Aim of the exercise: Across the data below, how many lines hold "chart"? Answer with that number and nothing else.

Dataset excerpt:
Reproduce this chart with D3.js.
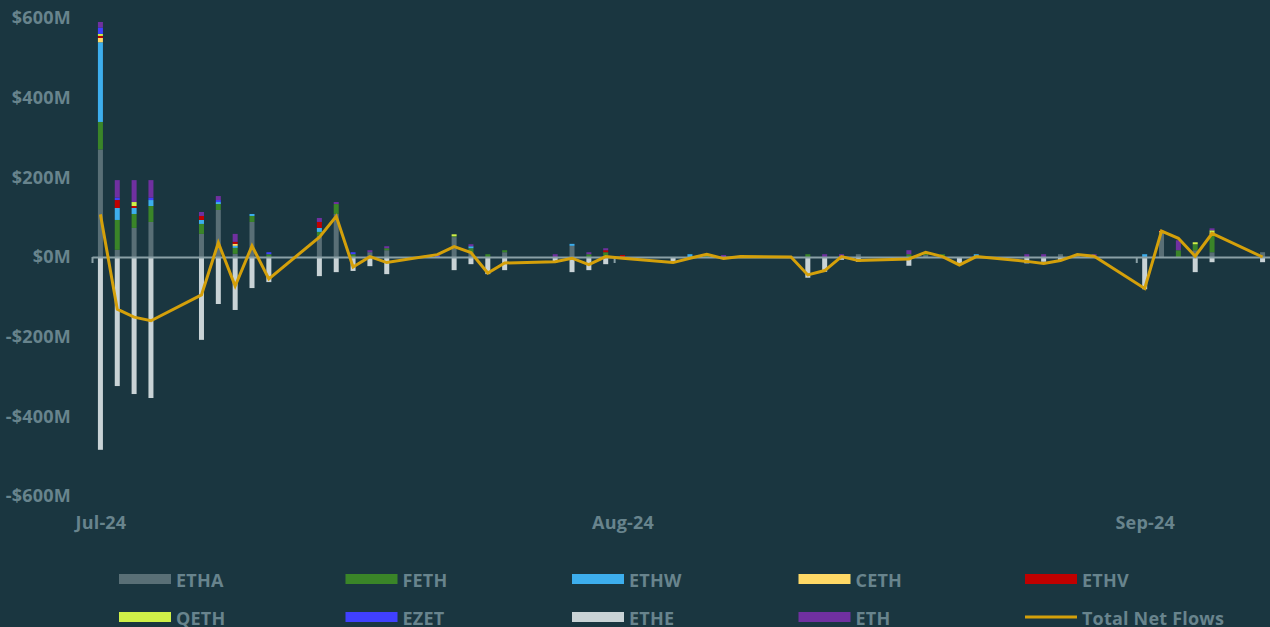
<!DOCTYPE html>
<html>
<head>
<meta charset="utf-8">
<script src="https://cdn.jsdelivr.net/npm/d3@7"></script>
<style>
  body { margin: 0; background: #1a3640; }
  svg { display: block; }
  text { font-family: "Open Sans", sans-serif; font-weight: 700; fill: #68848d; letter-spacing: 0.2px; }
</style>
</head>
<body>
<div id="chart"></div>
<script>
// ---------------------- data: daily ETH ETF flows, US$m ----------------------
var dates = ["2024-07-23","2024-07-24","2024-07-25","2024-07-26","2024-07-29","2024-07-30","2024-07-31",
  "2024-08-01","2024-08-02","2024-08-05","2024-08-06","2024-08-07","2024-08-08","2024-08-09",
  "2024-08-12","2024-08-13","2024-08-14","2024-08-15","2024-08-16","2024-08-19","2024-08-20",
  "2024-08-21","2024-08-22","2024-08-23","2024-08-26","2024-08-27","2024-08-28","2024-08-29",
  "2024-08-30","2024-09-02","2024-09-03","2024-09-04","2024-09-05","2024-09-06","2024-09-09",
  "2024-09-10","2024-09-11","2024-09-12","2024-09-13","2024-09-16","2024-09-17","2024-09-18",
  "2024-09-19","2024-09-20","2024-09-23","2024-09-24","2024-09-25","2024-09-26","2024-09-27","2024-09-30"];

var etha = [270, 18, 73, 88, 58, 118, 8, 88, 0, 53, 108, 0, 12, 17, 0, 50, 12, 0, 12, 0, 28, 0, 0, 0, 0, 0, 0, 0, 0, 0,
  0, 0, 0, 7, 0, 5, 0, 0, 0, 0, 0, 7, 5, 0, 0, 62, 0, 17, 12, 12];
var feth = [69, 75, 35, 40, 25, 15, 15, 15, 7, 10, 25, 7, 0, 5, 0, 2, 10, 7, 5, 0, 0, 7, 12, 0, 0, 0, 7, 0, 0, 0,
  7, 0, 0, 0, 7, 7, 7, 0, 0, 0, 0, 0, 0, 0, 0, 0, 17, 15, 45, 0];
var ethw = [200, 30, 15, 15, 10, 5, 5, 5, 0, 10, 0, 0, 0, 0, 0, 0, 5, 0, 0, 0, 5, 0, 0, 0, 0, 7, 0, 0, 0, 0,
  0, 0, 0, 0, 0, 0, 0, 0, 7, 0, 0, 0, 0, 0, 7, 0, 0, 0, 0, 0];
var ceth = [11, 0, 0, 0, 0, 0, 5, 0, 0, 0, 0, 0, 0, 0, 0, 0, 0, 0, 0, 0, 0, 0, 0, 0, 0, 0, 0, 0, 0, 0,
  0, 0, 0, 0, 0, 0, 0, 0, 0, 0, 0, 0, 0, 0, 0, 3, 0, 0, 5, 0];
var ethv = [5, 20, 5, 0, 10, 0, 5, 0, 0, 15, 0, 0, 0, 0, 0, 0, 0, 0, 0, 0, 0, 0, 5, 5, 0, 0, 0, 0, 0, 0,
  0, 0, 0, 0, 0, 0, 0, 0, 0, 0, 0, 0, 0, 3, 0, 2, 0, 0, 0, 0];
var qeth = [5, 0, 10, 0, 0, 0, 0, 0, 0, 0, 0, 0, 0, 0, 0, 5, 0, 0, 0, 0, 0, 0, 0, 0, 0, 0, 0, 0, 0, 0,
  0, 0, 0, 0, 0, 0, 0, 0, 0, 0, 0, 0, 0, 0, 0, 0, 0, 5, 5, 0];
var ezet = [16, 6, 0, 6, 0, 5, 0, 0, 5, 0, 0, 5, 0, 0, 3, 0, 0, 0, 0, 0, 0, 0, 0, 0, 0, 0, 0, 0, 0, 0,
  0, 0, 0, 0, 0, 0, 0, 0, 0, 0, 0, 0, 0, 0, 0, 0, 0, 0, 0, 0];
var ethe = [-484, -324, -344, -354, -208, -118, -133, -78, -63, -48, -38, -35, -23, -43, 0, -33, -18, -43, -33, -13, -38,
  -33, -18, 0, -10, 0, 0, 0, 0, 0, -52, -37, -7, -12, -22, 0, 0, -15, 0, -16, -12, -8, 0, 0, -81, 0, 0, -38, -13, -13];
var eth = [14, 44, 55, 44, 10, 10, 20, 0, 0, 10, 5, 0, 5, 5, 3, 0, 5, 0, 0, 7, 0, 5, 5, 0, 0, 0, 0, 5, 0, 0,
  0, 7, 7, 0, 10, 0, 0, 0, 0, 7, 7, 0, 0, 4, 0, 0, 25, 0, 5, 0];
var totalNetFlows = [107, -131, -151, -160, -95, 36, -73, 28, -55, 50, 102, -25, 1, -14, 6, 26, 11, -40, -15, -12, -3,
  -19, 1, -3, -14, -3, 7, -4, 1, 0, -45, -34, 1, -9, -5, 12, 1, -20, 1, -11, -16, -9, 6, 2, -79, 65, 47, 2, 59, 0];

var seriesNames = ["ETHA", "FETH", "ETHW", "CETH", "ETHV", "QETH", "EZET", "ETHE", "ETH"];
var seriesColors = ["#596f76", "#3a8528", "#3daeed", "#ffd966", "#c00000", "#d0f048", "#4040ff", "#c9d3d6", "#7030a0"];
var seriesValues = [etha, feth, ethw, ceth, ethv, qeth, ezet, ethe, eth];
var lineName = "Total Net Flows";
var lineColor = "#d4a00a";

var yTicks = [-600, -400, -200, 0, 200, 400, 600];
var xTickDates = ["2024-07-23", "2024-08-23", "2024-09-23"];

// ---------------------- setup ----------------------
var svg = d3.select("#chart")
     .append("svg")
     .attr("width", 1270)
     .attr("height", 627);

var parse = d3.utcParse("%Y-%m-%d");
var halfDay = 12 * 3600 * 1000;
var x = d3.scaleUtc()
     .domain([parse("2024-07-23"), parse("2024-10-01")])
     .range([92, 1271]);
var y = d3.scaleLinear().domain([-600, 600]).range([496, 18]);
var xMid = function(d) { return x(new Date(parse(d).getTime() + halfDay)); };

var rows = dates.map(function(d, i) {
  var r = { date: d };
  seriesNames.forEach(function(k, j) { r[k] = seriesValues[j][i]; });
  return r;
});
var stacked = d3.stack().keys(seriesNames).offset(d3.stackOffsetDiverging)(rows);

// ---------------------- y axis labels ----------------------
var yAxis = svg.append("g")
     .attr("transform", "translate(74,0)")
     .call(d3.axisLeft(y).tickValues(yTicks).tickSize(0).tickPadding(3)
       .tickFormat(function(d) { return (d < 0 ? "-" : "") + "$" + Math.abs(d) + "M"; }));
yAxis.select(".domain").remove();
yAxis.selectAll("text").style("font-size", "18px").attr("fill", null);

// ---------------------- stacked bars ----------------------
var barW = 5;
svg.append("g").selectAll("g")
     .data(stacked)
     .enter()
     .append("g")
     .attr("fill", function(d, i) { return seriesColors[i]; })
     .selectAll("rect")
     .data(function(d) { return d; })
     .enter()
     .append("rect")
     .attr("x", function(d) { return xMid(d.data.date) - barW / 2; })
     .attr("y", function(d) { return y(Math.max(d[0], d[1])); })
     .attr("width", barW)
     .attr("height", function(d) { return Math.abs(y(d[0]) - y(d[1])); });

// ---------------------- x axis on zero line ----------------------
var xAxis = svg.append("g")
     .attr("transform", "translate(0," + y(0) + ")")
     .call(d3.axisBottom(x).tickValues(xTickDates.map(parse)).tickSize(6).tickSizeOuter(0)
       .tickFormat(d3.utcFormat("%b-%y")));
xAxis.select(".domain").attr("stroke", "#8aa0a6").attr("stroke-width", 2);
xAxis.selectAll(".tick line").attr("stroke", "#8aa0a6").attr("stroke-width", 2);
xAxis.selectAll("text")
     .style("font-size", "18px")
     .attr("fill", null)
     .attr("x", x(new Date(parse("2024-07-23").getTime() + halfDay)) - x(parse("2024-07-23")))
     .attr("y", 259);

// ---------------------- total net flows line ----------------------
var line = d3.line()
     .x(function(d, i) { return xMid(dates[i]); })
     .y(function(d) { return y(d); });
svg.append("path")
     .datum(totalNetFlows)
     .attr("d", line)
     .attr("fill", "none")
     .attr("stroke", lineColor)
     .attr("stroke-width", 3);

// ---------------------- legend ----------------------
var legendItems = seriesNames.slice(0, 5).concat(["QETH", "EZET", "ETHE", "ETH", lineName]);
var legend = svg.append("g").selectAll("g")
     .data(legendItems)
     .enter()
     .append("g")
     .attr("transform", function(d, i) {
       return "translate(" + (119 + (i % 5) * 226.5) + "," + (574 + Math.floor(i / 5) * 38) + ")";
     });
legend.each(function(d) {
  var g = d3.select(this);
  if (d === lineName) {
    g.append("line").attr("x1", 0).attr("x2", 52).attr("y1", 5).attr("y2", 5)
      .attr("stroke", lineColor).attr("stroke-width", 3);
  } else {
    g.append("rect").attr("width", 52).attr("height", 10)
      .attr("fill", seriesColors[seriesNames.indexOf(d)]);
  }
  g.append("text").attr("x", 57).attr("y", 13).style("font-size", "18px").text(d);
});
</script>
</body>
</html>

Completed task: 3